– Это не то, что ты думаешь. Серьезное, словно непроницаемое лицо. И едва уловимый подтекст, на который способны только такие женщины, как она.
Он понял. Стало тихо. Вот так же, как сейчас, в открытое окно влетал ветер. Небо расчеркивали прожектора, отчего по полупустой комнате перемещались тени, создавая иллюзию, что они не одни. Металлическая, подвижная во всех сочленениях кровать, грозившая вот-вот рухнуть, но почемуто не делавшая этого, хоть и была в комнате третьей, в расчет не принималась.
– Так ты согласна? спросил он опять, как несколько минут назад.
– Да, – сказала она совершенно серьезно.
Он молча глядел на неё, не зная, верить ему или нет.
– Давай, подадим рапорт, – наконец, сказал он. – Прямо здесь. Еще есть день, – напомнил он.
Она согласно кивнула.
В последний день пребывания в Штабе, когда поручение Лисёнка было выполнено, они подали раппорт о том, что решили быть вместе. Провожая его до машины, которая отправлялась в хозяйство Лисёнка, Лена, прощаясь, обняла его. Наступления ждали с часу на час.
Через несколько дней, когда их часть продвинулась на несколько десятков километров, он позвонил. Ответил знакомый полковник. Он сказал, что Лена послана с группой в какой-то небольшой город для очень ответственного задания. И пока о группе ничего не известно. А еще через неделю Горошин сидел с майором Лапицким в брошенной немцами землянке и пил трофейный коньяк. Говорили о Лене. Долго и тихо. И, несмотря на то, что в прошлом каждый как бы исключал другого, теперь, узнав о том, что Лены нет, они стали друзьями. Пока жизнь и время не забыли об этой дружбе. А любовь осталась. И Горошин не мог забыть о ней никогда. И то, что оказывалось рядом с ней, на месте её, вольно или невольно не принималось. Отчасти это и было причиной того, что едва ли ни в первый день знакомства с Тоней, он знал, что расстанется с ней. Ему нужен был полет, вдохновение, жертвенность – все, что может дать только любовь. А поскольку ничего этого не было, а было вранье и неоправданная вертлявость, от чего у него по спине бегали мурашки, как от чего-то стыдного, ничего так и не началось. А когда Тоня однажды нашла фотографию Лены из ее личного дела, которую Горошин выпросил в Штабе Армии на память, и порвала её, он пожалел, что когда-то, на первомайской демонстрации, подал ей руку.

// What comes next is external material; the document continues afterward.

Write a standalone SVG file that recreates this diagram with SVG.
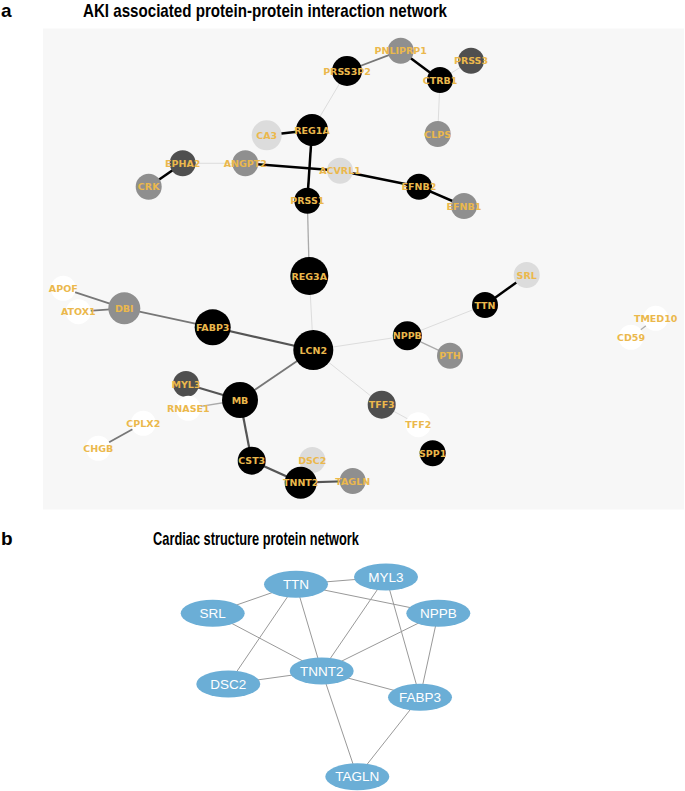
<svg xmlns="http://www.w3.org/2000/svg" width="685" height="791" viewBox="0 0 685 791">
<style>
.title{font-family:"Liberation Sans",Arial,sans-serif;font-weight:bold;font-size:19px;fill:#000}
.lbl{font-family:"DejaVu Sans",sans-serif;font-weight:bold;font-size:9.5px;fill:#ebb84c;text-anchor:middle;dominant-baseline:central}
.blk{fill:#000}.dk{fill:#4f4f4f}.md{fill:#8f8f8f}.lt{fill:#dcdcdc}.wh{fill:#fff}
.e0{stroke:#000;stroke-width:2.5}
.e1{stroke:#555;stroke-width:2.2}
.e2{stroke:#777;stroke-width:1.8}
.e3{stroke:#aaa;stroke-width:1.3}
.e4{stroke:#ddd;stroke-width:1}
.bl line{stroke:#999;stroke-width:1}
.bn ellipse{fill:#6baed6}
.bt{font-family:"Liberation Sans",Arial,sans-serif;font-size:13.5px;fill:#fff;text-anchor:middle;dominant-baseline:central}
</style>
<rect width="685" height="791" fill="#fff"/>
<text class="title" x="1" y="17">a</text>
<text class="title" x="83" y="17" textLength="364" lengthAdjust="spacingAndGlyphs">AKI associated protein-protein interaction network</text>
<rect x="43" y="28.5" width="641" height="481" fill="#f7f7f7"/>
<g id="edges-a" fill="none">
<line class="e2" x1="347" y1="71" x2="400.7" y2="50.7"/>
<line class="e0" x1="400.7" y1="50.7" x2="440" y2="80"/>
<line class="e4" x1="440" y1="80" x2="471" y2="60.7"/>
<line class="e4" x1="440" y1="80" x2="437.7" y2="134"/>
<line class="e4" x1="347" y1="71" x2="312" y2="130"/>
<line class="e0" x1="266.7" y1="135.3" x2="312" y2="130"/>
<line class="e0" x1="312" y1="130" x2="307.3" y2="200.7"/>
<line class="e0" x1="245.3" y1="163.3" x2="340" y2="170.7"/>
<line class="e0" x1="340" y1="170.7" x2="419" y2="186.7"/>
<line class="e4" x1="182.7" y1="163.3" x2="245.3" y2="163.3"/>
<line class="e0" x1="182.7" y1="163.3" x2="148.7" y2="186.7"/>
<line class="e0" x1="419" y1="186.7" x2="464" y2="206"/>
<line class="e3" x1="307.3" y1="200.7" x2="309.3" y2="276"/>
<line class="e4" x1="309.3" y1="276" x2="313.3" y2="350"/>
<line class="e2" x1="63.3" y1="288.3" x2="124.3" y2="308.3"/>
<line class="e2" x1="78.3" y1="311.7" x2="124.3" y2="308.3"/>
<line class="e2" x1="124.3" y1="308.3" x2="212.7" y2="327.3"/>
<line class="e1" x1="212.7" y1="327.3" x2="313.3" y2="350"/>
<line class="e2" x1="313.3" y1="350" x2="240" y2="400"/>
<line class="e1" x1="186" y1="384" x2="240" y2="400"/>
<line class="e3" x1="188.3" y1="408.3" x2="240" y2="400"/>
<line class="e0" x1="526.7" y1="275" x2="485" y2="305"/>
<line class="e4" x1="485" y1="305" x2="407.3" y2="335.7"/>
<line class="e4" x1="407.3" y1="335.7" x2="313.3" y2="350"/>
<line class="e3" x1="407.3" y1="335.7" x2="450" y2="355.7"/>
<line class="e4" x1="313.3" y1="350" x2="381.7" y2="404.7"/>
<line class="e4" x1="381.7" y1="404.7" x2="418.3" y2="424.7"/>
<line class="e3" x1="655.7" y1="318.3" x2="631" y2="337.3"/>
<line class="e1" x1="240" y1="400" x2="251.7" y2="460.7"/>
<line class="e1" x1="251.7" y1="460.7" x2="300.7" y2="482.7"/>
<line class="e1" x1="300.7" y1="482.7" x2="352.7" y2="481"/>
<line class="e2" x1="143.3" y1="423.3" x2="98.3" y2="448.3"/>
</g>
<g id="n-PNLIPRP1"><circle class="md" cx="400.7" cy="50.7" r="13"/><text class="lbl" x="400.7" y="50.7">PNLIPRP1</text></g>
<g id="n-PRSS3P2"><circle class="blk" cx="347" cy="71" r="15"/><text class="lbl" x="347" y="71">PRSS3P2</text></g>
<g id="n-PRSS3"><circle class="dk" cx="471" cy="60.7" r="13"/><text class="lbl" x="471" y="60.7">PRSS3</text></g>
<g id="n-CTRB1"><circle class="blk" cx="440" cy="80" r="13"/><text class="lbl" x="440" y="80">CTRB1</text></g>
<g id="n-CA3"><circle class="lt" cx="266.7" cy="135.3" r="15"/><text class="lbl" x="266.7" y="135.3">CA3</text></g>
<g id="n-REG1A"><circle class="blk" cx="312" cy="130" r="16"/><text class="lbl" x="312" y="130">REG1A</text></g>
<g id="n-CLPS"><circle class="md" cx="437.7" cy="134" r="13"/><text class="lbl" x="437.7" y="134">CLPS</text></g>
<g id="n-EPHA2"><circle class="dk" cx="182.7" cy="163.3" r="13"/><text class="lbl" x="182.7" y="163.3">EPHA2</text></g>
<g id="n-ANGPT2"><circle class="md" cx="245.3" cy="163.3" r="13"/><text class="lbl" x="245.3" y="163.3">ANGPT2</text></g>
<g id="n-ACVRL1"><circle class="lt" cx="340" cy="170.7" r="13"/><text class="lbl" x="340" y="170.7">ACVRL1</text></g>
<g id="n-EFNB2"><circle class="blk" cx="419" cy="186.7" r="13"/><text class="lbl" x="419" y="186.7">EFNB2</text></g>
<g id="n-EFNB1"><circle class="md" cx="464" cy="206" r="13"/><text class="lbl" x="464" y="206">EFNB1</text></g>
<g id="n-CRK"><circle class="md" cx="148.7" cy="186.7" r="13"/><text class="lbl" x="148.7" y="186.7">CRK</text></g>
<g id="n-PRSS1"><circle class="blk" cx="307.3" cy="200.7" r="13"/><text class="lbl" x="307.3" y="200.7">PRSS1</text></g>
<g id="n-REG3A"><circle class="blk" cx="309.3" cy="276" r="19"/><text class="lbl" x="309.3" y="276">REG3A</text></g>
<g id="n-APOF"><circle class="wh" cx="63.3" cy="288.3" r="12.5"/><text class="lbl" x="63.3" y="288.3">APOF</text></g>
<g id="n-ATOX1"><circle class="wh" cx="78.3" cy="311.7" r="12.5"/><text class="lbl" x="78.3" y="311.7">ATOX1</text></g>
<g id="n-DBI"><circle class="md" cx="124.3" cy="308.3" r="16"/><text class="lbl" x="124.3" y="308.3">DBI</text></g>
<g id="n-FABP3"><circle class="blk" cx="212.7" cy="327.3" r="18"/><text class="lbl" x="212.7" y="327.3">FABP3</text></g>
<g id="n-LCN2"><circle class="blk" cx="313.3" cy="350" r="20"/><text class="lbl" x="313.3" y="350">LCN2</text></g>
<g id="n-MYL3"><circle class="dk" cx="186" cy="384" r="13"/><text class="lbl" x="186" y="384">MYL3</text></g>
<g id="n-MB"><circle class="blk" cx="240" cy="400" r="18"/><text class="lbl" x="240" y="400">MB</text></g>
<g id="n-RNASE1"><circle class="wh" cx="188.3" cy="408.3" r="12.5"/><text class="lbl" x="188.3" y="408.3">RNASE1</text></g>
<g id="n-SRL"><circle class="lt" cx="526.7" cy="275" r="13"/><text class="lbl" x="526.7" y="275">SRL</text></g>
<g id="n-TTN"><circle class="blk" cx="485" cy="305" r="13"/><text class="lbl" x="485" y="305">TTN</text></g>
<g id="n-NPPB"><circle class="blk" cx="407.3" cy="335.7" r="14.5"/><text class="lbl" x="407.3" y="335.7">NPPB</text></g>
<g id="n-PTH"><circle class="md" cx="450" cy="355.7" r="13"/><text class="lbl" x="450" y="355.7">PTH</text></g>
<g id="n-TMED10"><circle class="wh" cx="655.7" cy="318.3" r="12.5"/><text class="lbl" x="655.7" y="318.3">TMED10</text></g>
<g id="n-CD59"><circle class="wh" cx="631" cy="337.3" r="12.5"/><text class="lbl" x="631" y="337.3">CD59</text></g>
<g id="n-TFF3"><circle class="dk" cx="381.7" cy="404.7" r="14"/><text class="lbl" x="381.7" y="404.7">TFF3</text></g>
<g id="n-TFF2"><circle class="wh" cx="418.3" cy="424.7" r="12.5"/><text class="lbl" x="418.3" y="424.7">TFF2</text></g>
<g id="n-SPP1"><circle class="blk" cx="432.7" cy="453.3" r="13"/><text class="lbl" x="432.7" y="453.3">SPP1</text></g>
<g id="n-CPLX2"><circle class="wh" cx="143.3" cy="423.3" r="12.5"/><text class="lbl" x="143.3" y="423.3">CPLX2</text></g>
<g id="n-CHGB"><circle class="wh" cx="98.3" cy="448.3" r="12.5"/><text class="lbl" x="98.3" y="448.3">CHGB</text></g>
<g id="n-CST3"><circle class="blk" cx="251.7" cy="460.7" r="14"/><text class="lbl" x="251.7" y="460.7">CST3</text></g>
<g id="n-DSC2"><circle class="lt" cx="312.3" cy="460" r="13"/><text class="lbl" x="312.3" y="460">DSC2</text></g>
<g id="n-TNNT2"><circle class="blk" cx="300.7" cy="482.7" r="16"/><text class="lbl" x="300.7" y="482.7">TNNT2</text></g>
<g id="n-TAGLN"><circle class="md" cx="352.7" cy="481" r="13"/><text class="lbl" x="352.7" y="481">TAGLN</text></g>

<text class="title" x="1" y="545">b</text>
<text class="title" x="153" y="545" textLength="206" lengthAdjust="spacingAndGlyphs">Cardiac structure protein network</text>
<g id="edges-b" class="bl">
<line x1="296" y1="584.3" x2="386" y2="577"/>
<line x1="296" y1="584.3" x2="212.7" y2="613.3"/>
<line x1="296" y1="584.3" x2="438.3" y2="613.3"/>
<line x1="296" y1="584.3" x2="228.3" y2="684"/>
<line x1="296" y1="584.3" x2="321.7" y2="671"/>
<line x1="386" y1="577" x2="321.7" y2="671"/>
<line x1="386" y1="577" x2="420" y2="697.3"/>
<line x1="438.3" y1="613.3" x2="321.7" y2="671"/>
<line x1="438.3" y1="613.3" x2="420" y2="697.3"/>
<line x1="212.7" y1="613.3" x2="321.7" y2="671"/>
<line x1="228.3" y1="684" x2="321.7" y2="671"/>
<line x1="321.7" y1="671" x2="420" y2="697.3"/>
<line x1="321.7" y1="671" x2="357.3" y2="776.7"/>
<line x1="420" y1="697.3" x2="357.3" y2="776.7"/>
</g>
<g id="b-TTN" class="bn"><ellipse cx="296" cy="584.3" rx="32" ry="13.5"/><text class="bt" x="296" y="584.3">TTN</text></g>
<g id="b-MYL3" class="bn"><ellipse cx="386" cy="577" rx="32" ry="13.5"/><text class="bt" x="386" y="577">MYL3</text></g>
<g id="b-SRL" class="bn"><ellipse cx="212.7" cy="613.3" rx="32" ry="13.5"/><text class="bt" x="212.7" y="613.3">SRL</text></g>
<g id="b-NPPB" class="bn"><ellipse cx="438.3" cy="613.3" rx="32" ry="13.5"/><text class="bt" x="438.3" y="613.3">NPPB</text></g>
<g id="b-TNNT2" class="bn"><ellipse cx="321.7" cy="671" rx="32" ry="13.5"/><text class="bt" x="321.7" y="671">TNNT2</text></g>
<g id="b-DSC2" class="bn"><ellipse cx="228.3" cy="684" rx="32" ry="13.5"/><text class="bt" x="228.3" y="684">DSC2</text></g>
<g id="b-FABP3" class="bn"><ellipse cx="420" cy="697.3" rx="32" ry="13.5"/><text class="bt" x="420" y="697.3">FABP3</text></g>
<g id="b-TAGLN" class="bn"><ellipse cx="357.3" cy="776.7" rx="32" ry="13.5"/><text class="bt" x="357.3" y="776.7">TAGLN</text></g>
</svg>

Почти через год, после ее ухода, Горошин узнал от Бурмистрова, что у Тони родился сын, о котором она просила Горошину не говорить. Бурмистров и не говори. Но однажды все-таки не сдержался. Горошин отнесся к этому известию, как к факту в высшей степени любопытному, но к нему никакого отношения не имевшему. Правда, иногда он начинал сомневаться, и тогда некоторое время не находил покоя. Отчасти потому, что не верил. Отчасти – что сомневался. Но еще сильнее было чувство неприятия. Он не представлял себе своего сына, матерью которого была такая женщина, как Тоня. А ее человеческая сущность – лживость, завистливость, лень, грубость, особенно с теми, кто не представлял для нее интереса, и июльское небо в глазах делали эту мысль невыносимой. Но когда в его дом вошел пятнадцатилетний парень, одного с ним роста, с такими же необъятными серыми, как у него самого, глазами, и попросил у него фамилию, он дрогнул. И тут он в первый раз произнес это «Да-а» – слово, в котором было не столько удивление, сколько укоризна природе или самому себе.
Потом он встретился с Тоней. Она долго не соглашалась на встречу, но однажды все-таки пришла. Это была все та же маленькая, вертлявая женщина, с голубыми, с поволокой, широко расставленными, как у Бурмистровой Татьяны, глазами, в которых теперь появилось безразличие. По всей видимости, ко всему. А неухоженные волосы и затхлый запах гламурной одежды говорили больше, чем долгий и трудный разговор. Она не возражала, чтобы Горошин общался с сыном, чтобы принимал в нем участие, но сама видеть никого не хотела. Ей было все равно. Так Горошин стал общаться с Митей Он предлагал ему поступать в училище, где тогда сам вел кафедру, но Митя хотел стать врачом.
Все еще, стоя у окна, продолжая вдыхать зеленый ветер с лужайки, Горошин не двигался. Он стоял и стоял, и все так же не желал включать свет. И вдруг ему захотелось, чтобы завтра, нет, сегодня, сейчас, в его квартире стало всё по-другому. И тишина, наполненная воспоминаниями и сегодняшним днем, все более и более уводила его туда, где он словно что-то оставил. Или оставил кто-то другой. Но то, что оставлено, было так близко, что то и дело, обращалось к нему само, словно чувствуя в нем свое продолжение.